§ **Work to be completed**
Write out the data below exactly as given, without any of its pictures.

§ **Source material**

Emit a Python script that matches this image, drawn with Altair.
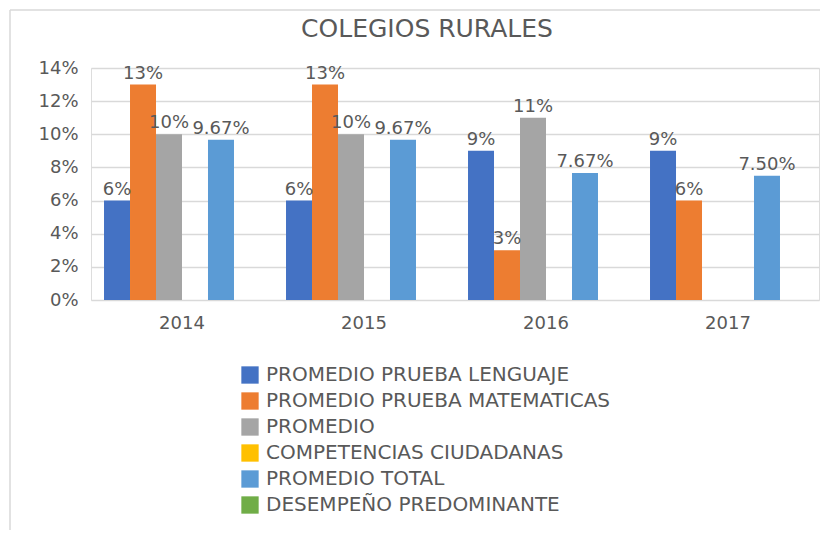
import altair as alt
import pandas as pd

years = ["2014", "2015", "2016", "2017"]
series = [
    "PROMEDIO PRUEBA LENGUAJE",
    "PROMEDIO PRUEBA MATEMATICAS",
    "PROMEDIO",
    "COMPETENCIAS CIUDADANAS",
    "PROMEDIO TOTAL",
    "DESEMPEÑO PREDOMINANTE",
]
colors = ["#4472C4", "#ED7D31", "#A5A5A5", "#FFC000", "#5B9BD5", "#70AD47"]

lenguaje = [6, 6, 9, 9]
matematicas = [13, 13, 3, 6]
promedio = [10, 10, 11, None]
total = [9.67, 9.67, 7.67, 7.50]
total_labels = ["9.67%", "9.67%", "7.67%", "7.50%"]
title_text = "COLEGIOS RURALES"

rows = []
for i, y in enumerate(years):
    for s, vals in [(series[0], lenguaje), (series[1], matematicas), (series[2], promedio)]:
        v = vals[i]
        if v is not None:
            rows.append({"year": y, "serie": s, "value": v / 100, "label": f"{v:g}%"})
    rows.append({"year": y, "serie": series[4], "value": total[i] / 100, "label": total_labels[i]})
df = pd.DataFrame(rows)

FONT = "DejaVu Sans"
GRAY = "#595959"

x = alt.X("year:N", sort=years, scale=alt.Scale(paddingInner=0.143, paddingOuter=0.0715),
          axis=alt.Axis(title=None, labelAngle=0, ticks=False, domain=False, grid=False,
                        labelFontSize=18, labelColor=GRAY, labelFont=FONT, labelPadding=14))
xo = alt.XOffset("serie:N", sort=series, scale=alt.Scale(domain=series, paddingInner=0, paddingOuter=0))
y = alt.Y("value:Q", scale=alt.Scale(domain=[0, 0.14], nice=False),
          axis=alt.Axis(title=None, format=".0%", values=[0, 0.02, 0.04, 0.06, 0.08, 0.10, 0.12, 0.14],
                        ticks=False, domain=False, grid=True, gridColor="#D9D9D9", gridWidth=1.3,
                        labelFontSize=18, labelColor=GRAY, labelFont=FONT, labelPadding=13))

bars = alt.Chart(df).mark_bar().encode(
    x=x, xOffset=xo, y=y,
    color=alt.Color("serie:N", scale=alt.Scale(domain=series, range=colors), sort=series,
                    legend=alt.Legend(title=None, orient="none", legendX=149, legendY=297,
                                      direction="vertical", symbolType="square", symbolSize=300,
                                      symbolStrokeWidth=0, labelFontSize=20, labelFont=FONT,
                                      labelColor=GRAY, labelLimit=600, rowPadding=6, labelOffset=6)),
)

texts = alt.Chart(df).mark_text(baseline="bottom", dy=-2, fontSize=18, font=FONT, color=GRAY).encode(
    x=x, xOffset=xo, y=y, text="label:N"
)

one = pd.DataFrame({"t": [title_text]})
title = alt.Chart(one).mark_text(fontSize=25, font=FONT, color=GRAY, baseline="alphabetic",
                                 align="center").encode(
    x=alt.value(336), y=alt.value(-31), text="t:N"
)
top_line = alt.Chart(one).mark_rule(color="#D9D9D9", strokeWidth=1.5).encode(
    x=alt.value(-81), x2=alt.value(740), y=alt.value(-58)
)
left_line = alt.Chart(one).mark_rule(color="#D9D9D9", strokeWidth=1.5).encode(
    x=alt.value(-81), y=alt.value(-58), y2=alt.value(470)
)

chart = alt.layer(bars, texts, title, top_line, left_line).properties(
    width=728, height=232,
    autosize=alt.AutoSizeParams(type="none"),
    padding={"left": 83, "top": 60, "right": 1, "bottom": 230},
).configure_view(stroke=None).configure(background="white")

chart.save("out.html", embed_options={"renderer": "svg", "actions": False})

§ **Solution to this problem**
Emit a Python script that matches this image, drawn with Altair.
import altair as alt
import pandas as pd

years = ["2014", "2015", "2016", "2017"]
series = [
    "PROMEDIO PRUEBA LENGUAJE",
    "PROMEDIO PRUEBA MATEMATICAS",
    "PROMEDIO",
    "COMPETENCIAS CIUDADANAS",
    "PROMEDIO TOTAL",
    "DESEMPEÑO PREDOMINANTE",
]
colors = ["#4472C4", "#ED7D31", "#A5A5A5", "#FFC000", "#5B9BD5", "#70AD47"]

lenguaje = [6, 6, 9, 9]
matematicas = [13, 13, 3, 6]
promedio = [10, 10, 11, None]
total = [9.67, 9.67, 7.67, 7.50]
total_labels = ["9.67%", "9.67%", "7.67%", "7.50%"]
title_text = "COLEGIOS RURALES"

rows = []
for i, y in enumerate(years):
    for s, vals in [(series[0], lenguaje), (series[1], matematicas), (series[2], promedio)]:
        v = vals[i]
        if v is not None:
            rows.append({"year": y, "serie": s, "value": v / 100, "label": f"{v:g}%"})
    rows.append({"year": y, "serie": series[4], "value": total[i] / 100, "label": total_labels[i]})
df = pd.DataFrame(rows)

FONT = "DejaVu Sans"
GRAY = "#595959"

x = alt.X("year:N", sort=years, scale=alt.Scale(paddingInner=0.143, paddingOuter=0.0715),
          axis=alt.Axis(title=None, labelAngle=0, ticks=False, domain=False, grid=False,
                        labelFontSize=18, labelColor=GRAY, labelFont=FONT, labelPadding=14))
xo = alt.XOffset("serie:N", sort=series, scale=alt.Scale(domain=series, paddingInner=0, paddingOuter=0))
y = alt.Y("value:Q", scale=alt.Scale(domain=[0, 0.14], nice=False),
          axis=alt.Axis(title=None, format=".0%", values=[0, 0.02, 0.04, 0.06, 0.08, 0.10, 0.12, 0.14],
                        ticks=False, domain=False, grid=True, gridColor="#D9D9D9", gridWidth=1.3,
                        labelFontSize=18, labelColor=GRAY, labelFont=FONT, labelPadding=13))

bars = alt.Chart(df).mark_bar().encode(
    x=x, xOffset=xo, y=y,
    color=alt.Color("serie:N", scale=alt.Scale(domain=series, range=colors), sort=series,
                    legend=alt.Legend(title=None, orient="none", legendX=149, legendY=297,
                                      direction="vertical", symbolType="square", symbolSize=300,
                                      symbolStrokeWidth=0, labelFontSize=20, labelFont=FONT,
                                      labelColor=GRAY, labelLimit=600, rowPadding=6, labelOffset=6)),
)

texts = alt.Chart(df).mark_text(baseline="bottom", dy=-2, fontSize=18, font=FONT, color=GRAY).encode(
    x=x, xOffset=xo, y=y, text="label:N"
)

one = pd.DataFrame({"t": [title_text]})
title = alt.Chart(one).mark_text(fontSize=25, font=FONT, color=GRAY, baseline="alphabetic",
                                 align="center").encode(
    x=alt.value(336), y=alt.value(-31), text="t:N"
)
top_line = alt.Chart(one).mark_rule(color="#D9D9D9", strokeWidth=1.5).encode(
    x=alt.value(-81), x2=alt.value(740), y=alt.value(-58)
)
left_line = alt.Chart(one).mark_rule(color="#D9D9D9", strokeWidth=1.5).encode(
    x=alt.value(-81), y=alt.value(-58), y2=alt.value(470)
)

chart = alt.layer(bars, texts, title, top_line, left_line).properties(
    width=728, height=232,
    autosize=alt.AutoSizeParams(type="none"),
    padding={"left": 83, "top": 60, "right": 1, "bottom": 230},
).configure_view(stroke=None).configure(background="white")

chart.save("out.html", embed_options={"renderer": "svg", "actions": False})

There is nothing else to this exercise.